Lung & Spleen Deficiency
Common symptoms include acute or chronic bloating which is mildly painful and is worse with food; nausea or belching; shortness of breath or possibly asthma; hunched or slouched posture, melancholic tendency; pale complexion; possible tendency towards constipation.
Can be acute or chronic, and can be caused by grief, social issues, changes in routine, or a cold or flu.
Tips: Dealing with unresolved emotional issues is key. Breathing exercises, and aerobic exercise, in general, can be quite helpful. Chew food thoroughly. Smaller meals, well-cooked foods, and especially avoid consuming lots of fluid with meals. Again, acupuncture and herbs can be very restorative over a few months when this pattern is stubborn or longstanding.
Common symptoms include bloating which is worse in the afternoon or after eating with loss of appetite; dry mouth or thirst with no desire to drink; irritability; greasy skin and/or reddish tone in skin; feeling lethargic; dark yellow or orange urine.
Can be caused by overeating rich, fatty foods or consumption of alcohol (especially beer), or even certain climates like Virginia in the summertime!
Tips: Eat light foods. Some raw foods are okay. Avoid alcohol, dairy products, greasy foods, sugars, highly processed foods, nuts and seeds, coffee.
Stomach Yin Deficiency
Common symptoms include chronic bloating that is worse with eating, or at the end of the day; general feeling of dryness; tendency towards constipation or dry stool; low appetite or hunger with no real desire to eat; mild nausea; facial flushing or night sweats.

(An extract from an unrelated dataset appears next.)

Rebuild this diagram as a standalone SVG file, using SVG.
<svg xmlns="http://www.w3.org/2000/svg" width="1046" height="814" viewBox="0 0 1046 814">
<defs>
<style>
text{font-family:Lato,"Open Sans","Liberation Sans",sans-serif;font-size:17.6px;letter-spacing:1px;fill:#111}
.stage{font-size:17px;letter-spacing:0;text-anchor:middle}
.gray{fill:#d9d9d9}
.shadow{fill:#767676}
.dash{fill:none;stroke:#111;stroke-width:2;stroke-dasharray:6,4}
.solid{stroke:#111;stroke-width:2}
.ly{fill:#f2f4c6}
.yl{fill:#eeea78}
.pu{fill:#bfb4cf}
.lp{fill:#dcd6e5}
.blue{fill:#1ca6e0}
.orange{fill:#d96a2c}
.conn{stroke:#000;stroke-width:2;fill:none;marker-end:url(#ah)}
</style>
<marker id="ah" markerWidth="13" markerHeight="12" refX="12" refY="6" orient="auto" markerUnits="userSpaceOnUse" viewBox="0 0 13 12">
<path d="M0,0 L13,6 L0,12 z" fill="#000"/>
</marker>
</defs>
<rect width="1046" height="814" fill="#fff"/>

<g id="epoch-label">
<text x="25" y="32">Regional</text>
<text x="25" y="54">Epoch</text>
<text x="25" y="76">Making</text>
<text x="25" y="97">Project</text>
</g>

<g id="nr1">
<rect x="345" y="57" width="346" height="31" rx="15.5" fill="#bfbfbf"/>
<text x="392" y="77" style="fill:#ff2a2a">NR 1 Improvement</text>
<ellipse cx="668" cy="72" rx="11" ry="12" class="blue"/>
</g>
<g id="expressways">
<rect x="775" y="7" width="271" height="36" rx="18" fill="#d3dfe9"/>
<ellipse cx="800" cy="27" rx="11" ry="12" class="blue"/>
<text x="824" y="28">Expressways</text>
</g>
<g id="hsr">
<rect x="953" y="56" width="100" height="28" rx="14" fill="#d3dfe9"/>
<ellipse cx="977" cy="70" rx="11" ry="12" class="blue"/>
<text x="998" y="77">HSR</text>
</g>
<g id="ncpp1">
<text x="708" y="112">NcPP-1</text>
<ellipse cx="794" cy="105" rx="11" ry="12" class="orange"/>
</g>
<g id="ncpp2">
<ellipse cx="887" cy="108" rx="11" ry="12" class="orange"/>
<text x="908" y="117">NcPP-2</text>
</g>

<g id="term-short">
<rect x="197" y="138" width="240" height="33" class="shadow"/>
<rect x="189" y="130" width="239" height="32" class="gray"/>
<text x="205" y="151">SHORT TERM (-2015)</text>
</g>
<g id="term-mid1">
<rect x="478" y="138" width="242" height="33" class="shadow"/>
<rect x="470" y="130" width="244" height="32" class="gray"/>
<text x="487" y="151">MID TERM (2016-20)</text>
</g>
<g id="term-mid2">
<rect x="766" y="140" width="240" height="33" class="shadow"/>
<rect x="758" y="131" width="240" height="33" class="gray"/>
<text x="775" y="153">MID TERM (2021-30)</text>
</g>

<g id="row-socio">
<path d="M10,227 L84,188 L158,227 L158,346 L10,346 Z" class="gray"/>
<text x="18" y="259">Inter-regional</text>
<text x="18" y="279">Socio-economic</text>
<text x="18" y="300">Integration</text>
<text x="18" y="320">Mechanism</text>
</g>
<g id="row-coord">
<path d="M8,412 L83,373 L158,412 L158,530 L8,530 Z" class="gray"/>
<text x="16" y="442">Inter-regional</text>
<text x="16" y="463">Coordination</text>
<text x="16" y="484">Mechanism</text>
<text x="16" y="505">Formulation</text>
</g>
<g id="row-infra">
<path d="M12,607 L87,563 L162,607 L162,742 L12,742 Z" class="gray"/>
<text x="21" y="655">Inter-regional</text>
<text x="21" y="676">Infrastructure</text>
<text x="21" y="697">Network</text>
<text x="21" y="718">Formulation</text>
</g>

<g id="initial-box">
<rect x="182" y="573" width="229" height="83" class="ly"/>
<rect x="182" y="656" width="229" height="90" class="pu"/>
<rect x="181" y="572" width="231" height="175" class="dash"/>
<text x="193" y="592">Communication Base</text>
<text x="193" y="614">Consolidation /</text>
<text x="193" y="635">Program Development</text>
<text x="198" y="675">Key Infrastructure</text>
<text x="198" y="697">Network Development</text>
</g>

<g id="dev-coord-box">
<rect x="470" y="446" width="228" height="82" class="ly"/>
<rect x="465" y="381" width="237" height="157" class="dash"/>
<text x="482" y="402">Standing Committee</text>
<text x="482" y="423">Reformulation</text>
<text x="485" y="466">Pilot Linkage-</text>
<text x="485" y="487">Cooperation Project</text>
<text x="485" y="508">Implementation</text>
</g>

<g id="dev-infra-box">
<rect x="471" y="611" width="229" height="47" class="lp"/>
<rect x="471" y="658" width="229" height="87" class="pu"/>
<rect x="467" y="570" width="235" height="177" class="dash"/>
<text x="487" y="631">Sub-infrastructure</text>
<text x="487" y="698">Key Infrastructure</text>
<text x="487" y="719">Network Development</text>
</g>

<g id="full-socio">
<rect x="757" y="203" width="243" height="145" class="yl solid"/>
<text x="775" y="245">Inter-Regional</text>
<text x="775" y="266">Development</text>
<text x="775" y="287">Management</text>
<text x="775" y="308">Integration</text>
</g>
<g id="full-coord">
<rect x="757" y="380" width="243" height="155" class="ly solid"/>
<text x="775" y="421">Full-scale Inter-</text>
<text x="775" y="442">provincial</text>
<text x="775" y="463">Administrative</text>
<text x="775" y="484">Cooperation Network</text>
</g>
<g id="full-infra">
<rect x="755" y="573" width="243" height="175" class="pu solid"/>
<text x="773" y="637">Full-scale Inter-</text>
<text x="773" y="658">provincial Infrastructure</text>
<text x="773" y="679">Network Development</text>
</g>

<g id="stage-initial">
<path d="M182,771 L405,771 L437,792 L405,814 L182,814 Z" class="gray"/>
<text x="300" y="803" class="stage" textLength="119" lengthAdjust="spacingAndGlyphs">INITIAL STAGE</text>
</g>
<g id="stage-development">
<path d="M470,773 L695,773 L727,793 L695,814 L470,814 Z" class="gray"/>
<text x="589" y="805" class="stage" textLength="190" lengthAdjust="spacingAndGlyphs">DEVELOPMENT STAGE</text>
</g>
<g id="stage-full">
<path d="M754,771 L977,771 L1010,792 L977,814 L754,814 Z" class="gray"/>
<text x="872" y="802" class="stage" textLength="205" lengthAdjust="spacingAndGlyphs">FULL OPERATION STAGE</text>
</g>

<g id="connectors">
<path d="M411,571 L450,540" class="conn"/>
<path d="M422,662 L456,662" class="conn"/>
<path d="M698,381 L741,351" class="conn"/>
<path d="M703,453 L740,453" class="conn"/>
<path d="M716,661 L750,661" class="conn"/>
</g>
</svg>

These symptoms typically show up only after a long period of poor-health habits, or sometimes after a febrile illness.
Tips: It is important to consume plenty of non-caffeinated liquids. Lots of soups and stews! Very nourishing foods are important – dairy products, fish, “healthy fats”, fruits and veggies, etc. Avoid too many spicy or pungent foods, like peppers, garlic, or onions, as well as NSAID’s, coffee, alcohol. Again – Chinese herbs – awesome. But healing this pattern will definitely take time.

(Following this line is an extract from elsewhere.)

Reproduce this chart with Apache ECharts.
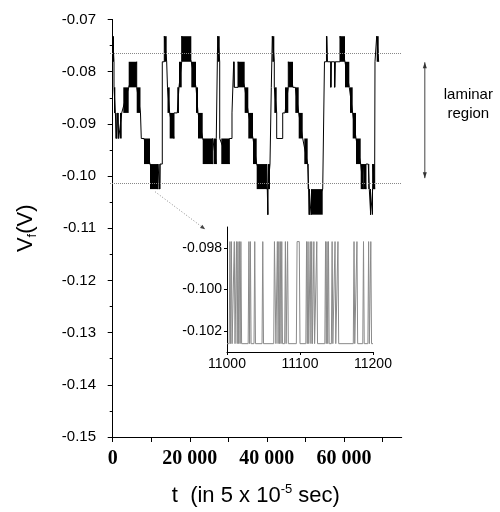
<!DOCTYPE html>
<html><head><meta charset="utf-8">
<script src="https://cdn.jsdelivr.net/npm/echarts@6/dist/echarts.min.js"></script>
<style>html,body{margin:0;padding:0;background:#fff}#c{width:500px;height:512px}</style>
</head><body><div id="c"></div>
<script>
// voltage levels of the staircase (V)
const levels = [-0.0732, -0.0781, -0.0830, -0.0879, -0.0928, -0.0977, -0.1025, -0.1074];
// signal segments: [tStart, tEnd, levelFrom, levelTo]; equal levels = flat, different = rapid switching
const segments = [
  [0,340,0,1],[340,680,2,3],[680,1040,3,4],[1040,1300,4,4],[1300,1560,3,4],[1560,1890,4,4],[1890,2340,4,3],[2340,2750,3,3],
  [2750,4150,3,2],[4150,6230,2,1],[6230,7210,2,3],[7210,7420,3,3],[7420,8120,4,4],[8120,9680,4,5],[9680,11760,5,6],
  [11760,12150,5,5],[12150,12270,6,5],[12270,12870,5,5],[12870,13390,1,1],[13390,14010,0,1],[14010,14220,1,1],
  [14220,14790,2,3],[14790,15910,3,4],[15910,16760,3,3],[16760,17200,3,2],[17200,17910,2,1],[17910,20400,0,1],
  [20400,21620,1,2],[21620,22140,2,3],[22140,23360,3,4],[23360,25950,4,5],[25950,26210,4,4],[26210,26880,4,5],
  [26880,27250,4,4],[27250,27770,0,1],[27770,28180,4,4],[28180,30260,4,5],[30260,30960,4,4],[30960,31400,3,3],
  [31400,31550,1,2],[31550,32520,2,2],[32520,34250,1,2],[34250,35190,2,3],[35190,36410,3,4],[36410,37370,4,5],
  [37370,39960,5,6],[39960,40120,5,5],[40120,40270,6,7],[40270,40820,6,5],[40820,41160,5,5],[41160,41420,2,2],
  [41420,41940,0,1],[41940,42560,2,3],[42560,44120,4,4],[44120,44710,3,3],[44710,45570,3,2],[45570,46790,1,2],
  [46790,47390,2,2],[47390,48270,2,3],[48270,49310,3,4],[49310,49720,4,4],[49720,50600,4,5],[50600,50860,5,6],
  [50860,51020,6,7],[51020,51460,6,6],[51460,54500,7,6],[54500,54960,6,6],[54960,55480,1,1],[55480,55740,0,1],
  [55740,56570,1,1],[56570,56730,2,1],[56730,57560,1,1],[57560,57770,2,1],[57770,58980,1,1],[58980,60280,0,1],
  [60280,61400,1,2],[61400,61580,2,2],[61580,62280,2,3],[62280,63140,3,4],[63140,64360,4,5],[64360,65030,5,6],
  [65030,65210,5,5],[65210,65730,5,6],[65730,66330,5,5],[66330,66590,5,6],[66590,66770,6,6],[66770,66950,6,7],
  [66950,67290,7,7],[67290,67470,7,6],[67470,67990,5,6],[67990,68070,5,5],[68070,68510,1,1],[68510,69030,0,1]
];
const laminarBounds = [-0.0764, -0.1014];
const xTickValues = [0, 10000, 20000, 30000, 40000, 50000, 60000, 70000];
const xLabelValues = [0, 20000, 40000, 60000];
// inset: zoom 11000..11200
const insetHigh = -0.0977, insetLow = -0.1026;
const insetHighRuns = [[11004,11004],[11006,11006],[11010,11010],[11013,11013],[11015,11015],[11017,11017],[11019,11019],
  [11030,11030],[11032,11032],[11038,11038],[11049,11049],[11065,11066],[11069,11069],[11071,11071],[11073,11073],
  [11075,11075],[11080,11080],[11083,11083],[11096,11099],[11109,11109],[11111,11111],[11114,11114],[11116,11116],
  [11119,11119],[11123,11123],[11135,11135],[11137,11137],[11139,11139],[11144,11144],[11148,11148],[11152,11152],
  [11174,11174],[11178,11178],[11187,11187],[11194,11194],[11197,11197]];
const insetYLabels = [-0.102, -0.100, -0.098];
// annotations (data coords of main axes)
const leader = [[11000, -0.1030], [24000, -0.1102]];
const arrowT = 81000, arrowTop = -0.0782, arrowBottom = -0.1004;
const noteT = 92300, noteLines = [['laminar', -0.0845], ['region', -0.0880]];

const linePts = [];
segments.forEach(s => { linePts.push([s[0], levels[s[2]]]); linePts.push([s[1], levels[s[3]]]); });
const bursts = segments.filter(s => s[2] !== s[3]).map(s => [s[0], s[1], Math.max(levels[s[2]], levels[s[3]]), Math.min(levels[s[2]], levels[s[3]])]);
const insetPts = [[11000, insetLow]];
insetHighRuns.forEach(r => { insetPts.push([r[0]-1, insetLow]); insetPts.push([r[0], insetHigh]); insetPts.push([r[1], insetHigh]); insetPts.push([r[1]+1, insetLow]); });
insetPts.push([11200, insetLow]);

const FS = 'Liberation Sans, Arial, sans-serif';
const chart = echarts.init(document.getElementById('c'), null, {renderer: 'canvas'});
const axisLine = {show: true, lineStyle: {color: '#000', width: 1}};
chart.setOption({
  animation: false,
  textStyle: {fontFamily: FS, color: '#000'},
  grid: [
    {left: 110, right: 98.3, top: 19.5, bottom: 75},
    {left: 227, top: 227, width: 146, height: 125}
  ],
  xAxis: [{
    type: 'value', gridIndex: 0, min: -700, max: 75000,
    axisLine, splitLine: {show: false},
    axisTick: {show: true, inside: false, length: 5, customValues: xTickValues, lineStyle: {color: '#000'}},
    axisLabel: {customValues: xLabelValues, fontFamily: 'Liberation Serif, Times New Roman, serif', fontWeight: 'bold', fontSize: 20, color: '#000', margin: 12,
      formatter: v => String(v).replace(/\B(?=(\d{3})+(?!\d))/g, ' ')},
    name: '{a|t  (in 5 x 10}{p|-5}{a| sec)}', nameLocation: 'middle', nameGap: 46,
    nameTextStyle: {rich: {a: {fontSize: 22, lineHeight: 26, fontFamily: FS, color: '#000'}, p: {fontSize: 13, lineHeight: 13, verticalAlign: 'top', fontFamily: FS, color: '#000'}}}
  }, {
    type: 'value', gridIndex: 1, min: 11000, max: 11200, interval: 100,
    axisLine, splitLine: {show: false},
    axisTick: {show: true, length: 3, lineStyle: {color: '#000'}},
    axisLabel: {fontSize: 14, color: '#000', margin: 5, formatter: v => String(v)}
  }],
  yAxis: [{
    type: 'value', gridIndex: 0, min: -0.15, max: -0.07, interval: 0.01,
    axisLine, splitLine: {show: false},
    axisTick: {show: true, inside: false, length: 5, lineStyle: {color: '#000'}},
    minorTick: {show: true, splitNumber: 2, length: 3, lineStyle: {color: '#000'}},
    axisLabel: {fontSize: 15, color: '#000', margin: 14, formatter: v => v.toFixed(2)},
    name: '{v|V}{s|f}{v|(V)}', nameLocation: 'middle', nameRotate: 90, nameGap: 71,
    nameTextStyle: {rich: {v: {fontSize: 22, lineHeight: 26, fontFamily: FS, color: '#000'}, s: {fontSize: 13, lineHeight: 13, verticalAlign: 'bottom', fontFamily: FS, color: '#000'}}}
  }, {
    type: 'value', gridIndex: 1, min: -0.103, max: -0.097,
    axisLine, splitLine: {show: false},
    axisTick: {show: true, length: 3, customValues: insetYLabels, lineStyle: {color: '#000'}},
    axisLabel: {customValues: insetYLabels, fontSize: 14, color: '#000', margin: 5, formatter: v => v.toFixed(3)}
  }],
  series: [{
    type: 'line', xAxisIndex: 0, yAxisIndex: 0, data: linePts, showSymbol: false, symbol: 'none',
    lineStyle: {color: '#000', width: 1}, z: 2, silent: true,
    markLine: {silent: true, symbol: 'none', label: {show: false}, precision: 6,
      lineStyle: {type: 'dotted', color: '#888', width: 1},
      data: laminarBounds.map(v => [{coord: [-700, v]}, {coord: [75000, v]}])}
  }, {
    type: 'custom', xAxisIndex: 0, yAxisIndex: 0, data: bursts, z: 3, silent: true,
    encode: {x: [0, 1], y: [2, 3]},
    renderItem: (params, api) => {
      const a = api.coord([api.value(0), api.value(2)]);
      const b = api.coord([api.value(1), api.value(3)]);
      return {type: 'rect', shape: {x: Math.min(a[0], b[0]), y: Math.min(a[1], b[1]),
        width: Math.max(Math.abs(b[0] - a[0]), 1), height: Math.abs(b[1] - a[1])}, style: {fill: '#000'}};
    }
  }, {
    type: 'line', xAxisIndex: 1, yAxisIndex: 1, data: insetPts, showSymbol: false, symbol: 'none',
    lineStyle: {color: '#8a8a8a', width: 1}, silent: true
  }]
});

const px = p => chart.convertToPixel({gridIndex: 0}, p);
const l0 = px(leader[0]), l1 = px(leader[1]);
const ang = Math.atan2(l1[1] - l0[1], l1[0] - l0[0]);
const head = (tip, a, len, w) => [tip, [tip[0] - len * Math.cos(a) + w * Math.sin(a), tip[1] - len * Math.sin(a) - w * Math.cos(a)],
  [tip[0] - len * Math.cos(a) - w * Math.sin(a), tip[1] - len * Math.sin(a) + w * Math.cos(a)]];
const aTop = px([arrowT, arrowTop]), aBot = px([arrowT, arrowBottom]);
const graphics = [
  {type: 'line', shape: {x1: l0[0], y1: l0[1], x2: l1[0], y2: l1[1]}, style: {stroke: '#888', lineWidth: 1, lineDash: [1, 2]}},
  {type: 'polygon', shape: {points: head(l1, ang, 5, 2)}, style: {fill: '#444'}},
  {type: 'line', shape: {x1: aTop[0], y1: aTop[1], x2: aBot[0], y2: aBot[1]}, style: {stroke: '#444', lineWidth: 1}},
  {type: 'polygon', shape: {points: head(aTop, -Math.PI / 2, 6, 2)}, style: {fill: '#333'}},
  {type: 'polygon', shape: {points: head(aBot, Math.PI / 2, 6, 2)}, style: {fill: '#333'}}
];
noteLines.forEach(n => {
  const p = px([noteT, n[1]]);
  graphics.push({type: 'text', x: p[0], y: p[1], style: {text: n[0], fontSize: 15, fontFamily: FS, fill: '#000', align: 'center', verticalAlign: 'middle'}});
});
chart.setOption({graphic: graphics});
</script></body></html>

A word about Chinese medicine diagnostic terms: Chinese medicine has its own unique system of diagnosis, the names of which might sound a little funny to the untrained ear. If you’re curious about this system check out a book on Chinese medicine basics like “The Web That Has No Weaver” by Ted Kaptchuk, or, my favorite, “Adventures in Chinese Medicine” by Jennifer Dubowsky.